MAKE RESOLUTIONS THAT STICK IN 2017

 

YMCA offers tips on keeping to your health and wellness goals

LEXINGTON, KENTUCKY (January 2, 2017) – Along with singing “Auld Lang Syne” at the start of the New Year, making resolutions is a tradition for millions of Americans. However, while choosing a resolution is easy, sticking to it can be impossible. A YMCA survey found that less than a quarter of respondents kept their resolutions. Many (71 percent) tried, but stated that they fell short of their goals, while 40 percent confessed that gave up within the first few months, even weeks, of the New Year!

This year, the YMCA of Central Kentucky is encouraging community members to give their New Year’s resolutions a boost by creating smaller, more manageable goals that can lead to success of a larger one. “’Getting healthy’ is not a goal—it’s too broad,” explains David Martorano, President & CEO of the YMCA of Central Kentucky. “You can reframe that broad resolution into multiple, more manageable and measurable goals. If you aren’t active at all right now, try to incorporate activity into your routine three days a week, before telling yourself that you’ll work out every single day.”

The YMCA of Central Kentucky also explains that reframing your goals in a positive way can help you stick to them. For example, you may want to limit your screen time in 2017, but that can be more manageable if you replace it with something positive like volunteering or setting special time aside for family. “Try not to think about what you’re missing, but rather what you’re gaining. This can make a resolution feel more positive, and therefore more achievable,” says Martorano.

The YMCA of Central Kentucky also explains that it’s important to not let yourself get discouraged by setbacks. Even though you may experience some missteps throughout the day—or even the week—that doesn’t mean you have to give up. “Nobody got their bad habits over the course of a week, so you’re not going to change them in a week either.” explains Martorano. Change is a process and bad days are part of that process.

The following are  four tips the YMCA of Central Kentucky recommends to help 2017 New Year’s resolutions stick:

1. Start small. Break those big resolutions into small, achievable goals. Instead of cutting chocolate out of your diet for good, vow to only have it a few times a week. Or trade your two sodas a day for one soda and a glass of water.

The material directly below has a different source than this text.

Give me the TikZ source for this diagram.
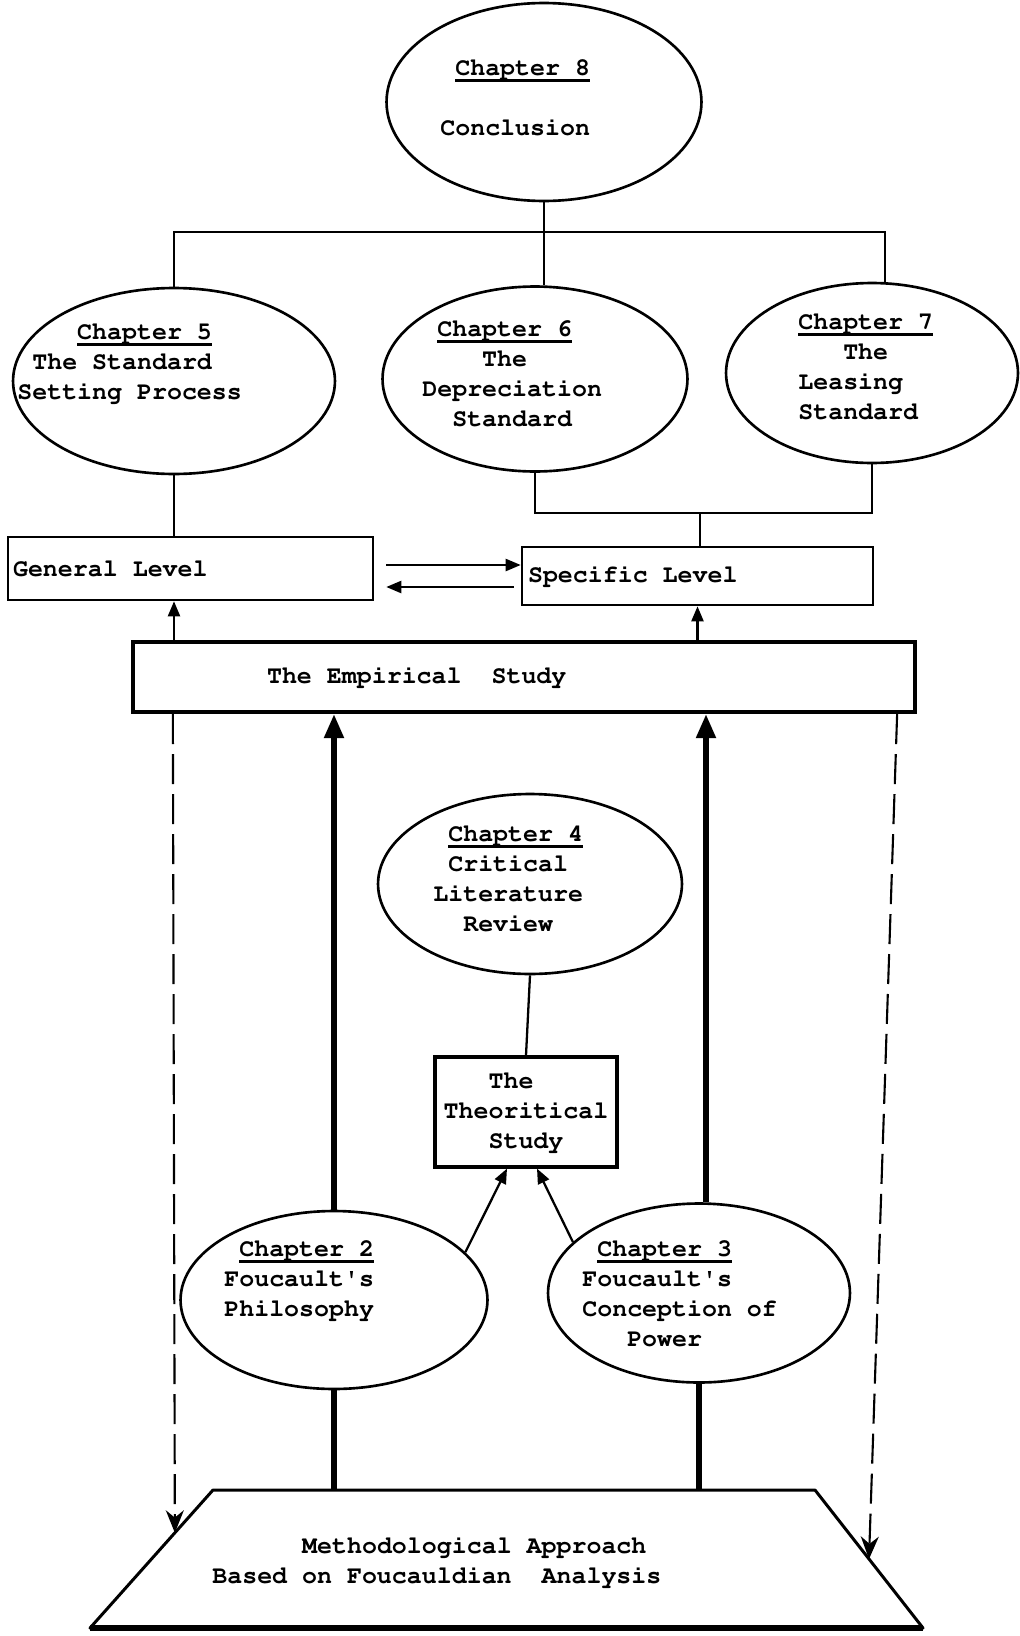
\documentclass[tikz,border=0pt]{standalone}
\usepackage[T1]{fontenc}
\usepackage{courier}
\usetikzlibrary{shapes.geometric,arrows.meta,calc,positioning}

\newcommand\typefont{\fontsize{14.2}{17.1}\selectfont\ttfamily\bfseries}
\newcommand\chapline[1]{\rlap{\rule[-0.26em]{5.4em}{0.1em}}Chapter~#1}

\tikzset{
  chapell/.style={draw, ellipse, line width=1.5pt, inner sep=0pt},
  chaptxt/.style={anchor=north west, inner sep=0pt, align=left, font=\typefont},
  levelbox/.style={draw, line width=1.5pt, align=flush left, font=\typefont, inner ysep=0pt},
  lnk/.style={line width=1.3pt},
  thk/.style={line width=3pt},
  arr/.style={lnk, -{Triangle[length=0.3cm,width=0.24cm]}},
  thkarr/.style={thk, -{Triangle[length=0.48cm,width=0.38cm]}},
  dsh/.style={line width=1.2pt, dash pattern=on 0.6cm off 0.2cm, -{Stealth[length=0.45cm,width=0.36cm]}}
}

\begin{document}
\begin{tikzpicture}[x=0.02cm, y=-0.02cm]
  \useasboundingbox (0,0) rectangle (1020,1636);

  \node[chapell, minimum width=6.3cm, minimum height=3.96cm] (ch8) at (544,102) {};
  \node[chaptxt] (ch8t) at (440,59) {\hphantom{x}\chapline{8}\\[0.6cm]Conclusion};

  \node[chapell, minimum width=6.44cm, minimum height=3.72cm] (ch5) at (174,381) {};
  \node[chaptxt] (ch5t) at (17,323) {\hphantom{xxxx}\chapline{5}\\\hphantom{x}The Standard\\Setting Process};
  \node[chapell, minimum width=6.1cm, minimum height=3.7cm] (ch6) at (535,379) {};
  \node[chaptxt] (ch6t) at (422,320) {\hphantom{x}\chapline{6}\\\hphantom{xxxx}The\\Depreciation\\\hphantom{xx}Standard};
  \node[chapell, minimum width=5.84cm, minimum height=3.6cm] (ch7) at (872,373) {};
  \node[chaptxt] (ch7t) at (798,313) {\chapline{7}\\\hphantom{xxx}The\\Leasing\\Standard};

  \node[levelbox, text width=7.1cm, inner xsep=0.1cm, minimum height=1.26cm] (gen) at (190.5,568.5) {General Level};
  \node[levelbox, text width=6.78cm, inner xsep=0.12cm, minimum height=1.16cm] (spec) at (697.5,576) {Specific Level};
  \node[levelbox, line width=2.5pt, text width=10.28cm, inner xsep=2.68cm, minimum height=1.4cm] (emp) at (524,677) {The Empirical~~Study};

  \node[chapell, minimum width=6.08cm, minimum height=3.6cm] (ch4) at (530,884) {};
  \node[chaptxt] (ch4t) at (433,825) {\hphantom{x}\chapline{4}\\\hphantom{x}Critical\\Literature\\\hphantom{xx}Review};
  \node[draw, line width=1.8pt, align=left, font=\typefont, inner sep=0pt,
        minimum width=3.64cm, minimum height=2.2cm] (theo) at (526,1112) {\hphantom{xxx}The\\Theoritical\\\hphantom{xxx}Study};

  \node[chapell, minimum width=6.14cm, minimum height=3.56cm] (ch2) at (334,1300) {};
  \node[chaptxt] (ch2t) at (224,1240) {\hphantom{x}\chapline{2}\\Foucault\textquotesingle s\\Philosophy};
  \node[chapell, minimum width=6.04cm, minimum height=3.58cm] (ch3) at (699,1293) {};
  \node[chaptxt] (ch3t) at (582,1240) {\hphantom{x}\chapline{3}\\Foucault\textquotesingle s\\Conception of\\\hphantom{xxx}Power};

  \coordinate (mtl) at (213,1490);
  \coordinate (mtr) at (815,1490);
  \coordinate (mbr) at (923,1628);
  \coordinate (mbl) at (90,1628);
  \draw[line width=1.7pt, line join=round] (mtl) -- (mtr) -- (mbr) -- (mbl) -- cycle;
  \draw[thk] (mbl) -- (mbr);
  \node[chaptxt] (metht) at (212,1536) {\hphantom{xxxxxx}Methodological Approach\\Based on Foucauldian~~Analysis};

  \coordinate (bar) at (544,232);
  \coordinate (join) at (700,513);
  \draw[lnk] (ch8.south) -- (ch8.south |- ch6.north);
  \draw[lnk] (ch5.north) |- (bar) -| (ch7.82);
  \draw[lnk] (ch5.south) -- (ch5.south |- gen.north);
  \draw[lnk] (ch6.south) |- (join) -| (ch7.south);
  \draw[lnk] (join) -- (join |- spec.north);

  \draw[arr] ([xshift=0.24cm,yshift=0.07cm]gen.east) coordinate (g1) -- (spec.west |- g1);
  \draw[arr] ([xshift=-0.14cm,yshift=-0.22cm]spec.west) coordinate (s1) -- ([xshift=0.24cm]gen.east |- s1);
  \draw[arr] (ch5.south |- emp.north) -- (ch5.south |- gen.south);
  \draw[arr] (spec.south |- emp.north) -- (spec.south);

  \draw[thkarr] (ch2.north) -- (ch2.north |- emp.south);
  \draw[thkarr] ([xshift=0.14cm]ch3.north) -- ([xshift=0.14cm]ch3.north |- emp.south);
  \draw[thk] (ch2.south) -- (ch2.south |- mtl);
  \draw[thk] (ch3.south) -- (ch3.south |- mtl);

  \draw[lnk] (ch4.south) -- (theo.north);
  \draw[arr] (ch2.20) -- ($(theo.south)+(-19,0)$);
  \draw[arr] (ch3.158) -- ($(theo.south)+(11,0)$);

  \draw[dsh] ([xshift=0.84cm]emp.south west) -- ($(mtl)!0.31!(mbl)$);
  \draw[dsh] ([xshift=-0.4cm]emp.south east) -- ($(mtr)!0.5!(mbr)$);
\end{tikzpicture}
\end{document}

2. Take it one step at a time. Trying to change too many habits at once can easily lead to frustration. Instead of a New Year’s resolution, make a new month resolution. Focus on that one change for the month, and add another (small) change when the new month rolls around. 

3. Choose a facility that focuses on a holistic approach to health. When it comes to adding healthy behaviors, like increasing physical activity, it’s important to find a facility that keeps you motivated. Before committing to a membership, take a tour of local gyms to find the best fit for you. Your facility should not be just a gym, but a community organization that offers more health, more hope and more opportunity.

4.  Talk it out. It’s easier to stick to your resolutions if you have a partner or friend working toward similar goals. Team up with someone to set your 2017 goals and help each other establish a game plan dedicated to achieving them. Set specific check-ins to help each other out of slumps and to cheer each other during the high points.


About the YMCA of Central Kentucky

The YMCA of Central Kentucky has been serving Lexington and the surrounding area since 1853. The YMCA is for youth development, healthy living and social responsibility and provides programs that support the healthy development of people of all ages. Through the generous contributions of our donors, the YMCA of Central Kentucky provides financial assistance that enables all members of the community to enjoy YMCA programs, regardless of income. The YMCA of Central Kentucky operates four full facilities in Lexington, as well as program offices in Jessamine County and Scott County.